*WHAT THIS TASK INVOLVES*: Transcribe all of the material exactly. Any picture in it should be left out.

*STORED DATA*:

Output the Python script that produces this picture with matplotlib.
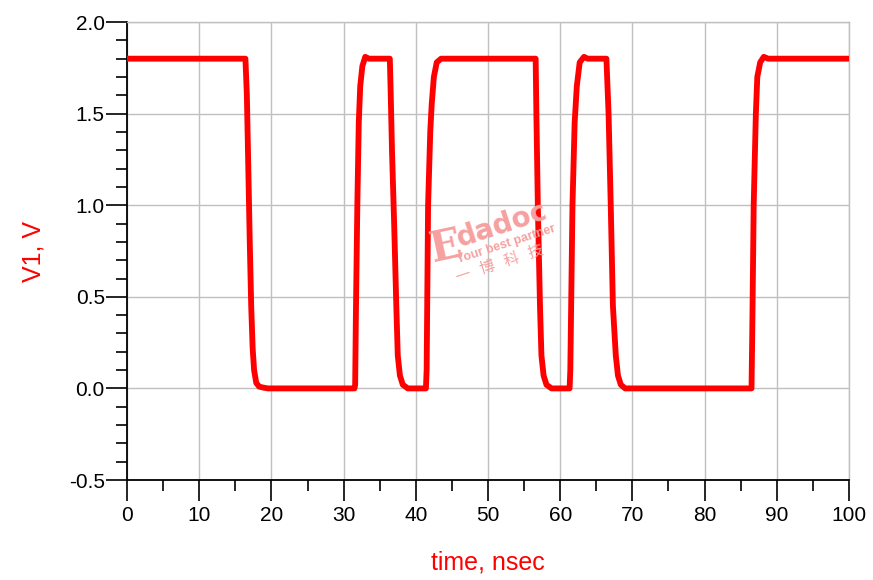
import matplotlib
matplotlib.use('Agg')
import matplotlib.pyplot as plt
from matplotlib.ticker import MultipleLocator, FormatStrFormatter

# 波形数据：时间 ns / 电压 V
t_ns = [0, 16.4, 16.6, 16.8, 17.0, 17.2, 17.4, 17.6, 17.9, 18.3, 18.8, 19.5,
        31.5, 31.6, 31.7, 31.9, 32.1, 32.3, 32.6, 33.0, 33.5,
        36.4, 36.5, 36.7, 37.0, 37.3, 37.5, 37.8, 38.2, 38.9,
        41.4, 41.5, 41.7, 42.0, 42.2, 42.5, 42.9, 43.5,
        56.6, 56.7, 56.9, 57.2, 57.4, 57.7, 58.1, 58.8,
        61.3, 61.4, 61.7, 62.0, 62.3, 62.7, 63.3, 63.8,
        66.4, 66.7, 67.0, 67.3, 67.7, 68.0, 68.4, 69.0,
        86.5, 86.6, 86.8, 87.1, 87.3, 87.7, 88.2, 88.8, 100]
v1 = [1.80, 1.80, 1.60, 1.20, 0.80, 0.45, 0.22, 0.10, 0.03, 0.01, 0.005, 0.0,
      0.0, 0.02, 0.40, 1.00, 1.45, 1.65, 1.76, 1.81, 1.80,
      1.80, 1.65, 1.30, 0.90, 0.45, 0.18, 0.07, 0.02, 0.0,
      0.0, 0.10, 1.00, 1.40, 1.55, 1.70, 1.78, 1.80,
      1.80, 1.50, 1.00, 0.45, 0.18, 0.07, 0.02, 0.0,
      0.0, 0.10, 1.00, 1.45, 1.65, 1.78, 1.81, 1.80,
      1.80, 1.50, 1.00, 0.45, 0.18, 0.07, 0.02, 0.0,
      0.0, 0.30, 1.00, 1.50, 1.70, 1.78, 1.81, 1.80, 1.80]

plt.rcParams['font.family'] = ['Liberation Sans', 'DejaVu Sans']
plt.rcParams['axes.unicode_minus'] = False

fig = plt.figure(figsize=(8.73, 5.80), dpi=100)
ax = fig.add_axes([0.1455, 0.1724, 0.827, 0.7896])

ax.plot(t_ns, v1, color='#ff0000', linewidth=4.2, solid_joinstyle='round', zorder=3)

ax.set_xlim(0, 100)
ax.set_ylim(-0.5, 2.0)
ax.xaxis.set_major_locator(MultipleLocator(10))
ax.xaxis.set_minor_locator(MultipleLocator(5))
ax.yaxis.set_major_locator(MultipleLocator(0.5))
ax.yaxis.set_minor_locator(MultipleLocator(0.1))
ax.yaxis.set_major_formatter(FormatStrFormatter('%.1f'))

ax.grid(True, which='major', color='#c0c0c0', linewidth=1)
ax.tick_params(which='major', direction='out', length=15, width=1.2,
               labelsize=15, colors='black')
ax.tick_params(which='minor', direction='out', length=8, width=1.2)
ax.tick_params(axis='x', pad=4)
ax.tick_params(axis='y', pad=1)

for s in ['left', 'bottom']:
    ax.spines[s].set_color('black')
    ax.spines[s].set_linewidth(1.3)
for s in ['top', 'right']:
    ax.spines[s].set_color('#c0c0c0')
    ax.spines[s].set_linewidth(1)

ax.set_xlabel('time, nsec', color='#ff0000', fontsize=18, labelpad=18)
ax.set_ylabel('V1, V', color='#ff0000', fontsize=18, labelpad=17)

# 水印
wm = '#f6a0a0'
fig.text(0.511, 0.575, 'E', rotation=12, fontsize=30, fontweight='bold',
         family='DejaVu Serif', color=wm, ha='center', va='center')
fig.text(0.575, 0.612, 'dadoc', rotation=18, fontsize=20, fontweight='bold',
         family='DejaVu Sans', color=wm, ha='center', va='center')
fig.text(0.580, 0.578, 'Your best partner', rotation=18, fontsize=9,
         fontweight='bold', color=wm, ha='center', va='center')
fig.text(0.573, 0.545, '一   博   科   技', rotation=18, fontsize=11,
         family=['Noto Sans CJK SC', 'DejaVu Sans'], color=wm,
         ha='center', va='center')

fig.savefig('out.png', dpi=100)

*RESPONSE BELOW*:
Output the Python script that produces this picture with matplotlib.
import matplotlib
matplotlib.use('Agg')
import matplotlib.pyplot as plt
from matplotlib.ticker import MultipleLocator, FormatStrFormatter

# 波形数据：时间 ns / 电压 V
t_ns = [0, 16.4, 16.6, 16.8, 17.0, 17.2, 17.4, 17.6, 17.9, 18.3, 18.8, 19.5,
        31.5, 31.6, 31.7, 31.9, 32.1, 32.3, 32.6, 33.0, 33.5,
        36.4, 36.5, 36.7, 37.0, 37.3, 37.5, 37.8, 38.2, 38.9,
        41.4, 41.5, 41.7, 42.0, 42.2, 42.5, 42.9, 43.5,
        56.6, 56.7, 56.9, 57.2, 57.4, 57.7, 58.1, 58.8,
        61.3, 61.4, 61.7, 62.0, 62.3, 62.7, 63.3, 63.8,
        66.4, 66.7, 67.0, 67.3, 67.7, 68.0, 68.4, 69.0,
        86.5, 86.6, 86.8, 87.1, 87.3, 87.7, 88.2, 88.8, 100]
v1 = [1.80, 1.80, 1.60, 1.20, 0.80, 0.45, 0.22, 0.10, 0.03, 0.01, 0.005, 0.0,
      0.0, 0.02, 0.40, 1.00, 1.45, 1.65, 1.76, 1.81, 1.80,
      1.80, 1.65, 1.30, 0.90, 0.45, 0.18, 0.07, 0.02, 0.0,
      0.0, 0.10, 1.00, 1.40, 1.55, 1.70, 1.78, 1.80,
      1.80, 1.50, 1.00, 0.45, 0.18, 0.07, 0.02, 0.0,
      0.0, 0.10, 1.00, 1.45, 1.65, 1.78, 1.81, 1.80,
      1.80, 1.50, 1.00, 0.45, 0.18, 0.07, 0.02, 0.0,
      0.0, 0.30, 1.00, 1.50, 1.70, 1.78, 1.81, 1.80, 1.80]

plt.rcParams['font.family'] = ['Liberation Sans', 'DejaVu Sans']
plt.rcParams['axes.unicode_minus'] = False

fig = plt.figure(figsize=(8.73, 5.80), dpi=100)
ax = fig.add_axes([0.1455, 0.1724, 0.827, 0.7896])

ax.plot(t_ns, v1, color='#ff0000', linewidth=4.2, solid_joinstyle='round', zorder=3)

ax.set_xlim(0, 100)
ax.set_ylim(-0.5, 2.0)
ax.xaxis.set_major_locator(MultipleLocator(10))
ax.xaxis.set_minor_locator(MultipleLocator(5))
ax.yaxis.set_major_locator(MultipleLocator(0.5))
ax.yaxis.set_minor_locator(MultipleLocator(0.1))
ax.yaxis.set_major_formatter(FormatStrFormatter('%.1f'))

ax.grid(True, which='major', color='#c0c0c0', linewidth=1)
ax.tick_params(which='major', direction='out', length=15, width=1.2,
               labelsize=15, colors='black')
ax.tick_params(which='minor', direction='out', length=8, width=1.2)
ax.tick_params(axis='x', pad=4)
ax.tick_params(axis='y', pad=1)

for s in ['left', 'bottom']:
    ax.spines[s].set_color('black')
    ax.spines[s].set_linewidth(1.3)
for s in ['top', 'right']:
    ax.spines[s].set_color('#c0c0c0')
    ax.spines[s].set_linewidth(1)

ax.set_xlabel('time, nsec', color='#ff0000', fontsize=18, labelpad=18)
ax.set_ylabel('V1, V', color='#ff0000', fontsize=18, labelpad=17)

# 水印
wm = '#f6a0a0'
fig.text(0.511, 0.575, 'E', rotation=12, fontsize=30, fontweight='bold',
         family='DejaVu Serif', color=wm, ha='center', va='center')
fig.text(0.575, 0.612, 'dadoc', rotation=18, fontsize=20, fontweight='bold',
         family='DejaVu Sans', color=wm, ha='center', va='center')
fig.text(0.580, 0.578, 'Your best partner', rotation=18, fontsize=9,
         fontweight='bold', color=wm, ha='center', va='center')
fig.text(0.573, 0.545, '一   博   科   技', rotation=18, fontsize=11,
         family=['Noto Sans CJK SC', 'DejaVu Sans'], color=wm,
         ha='center', va='center')

fig.savefig('out.png', dpi=100)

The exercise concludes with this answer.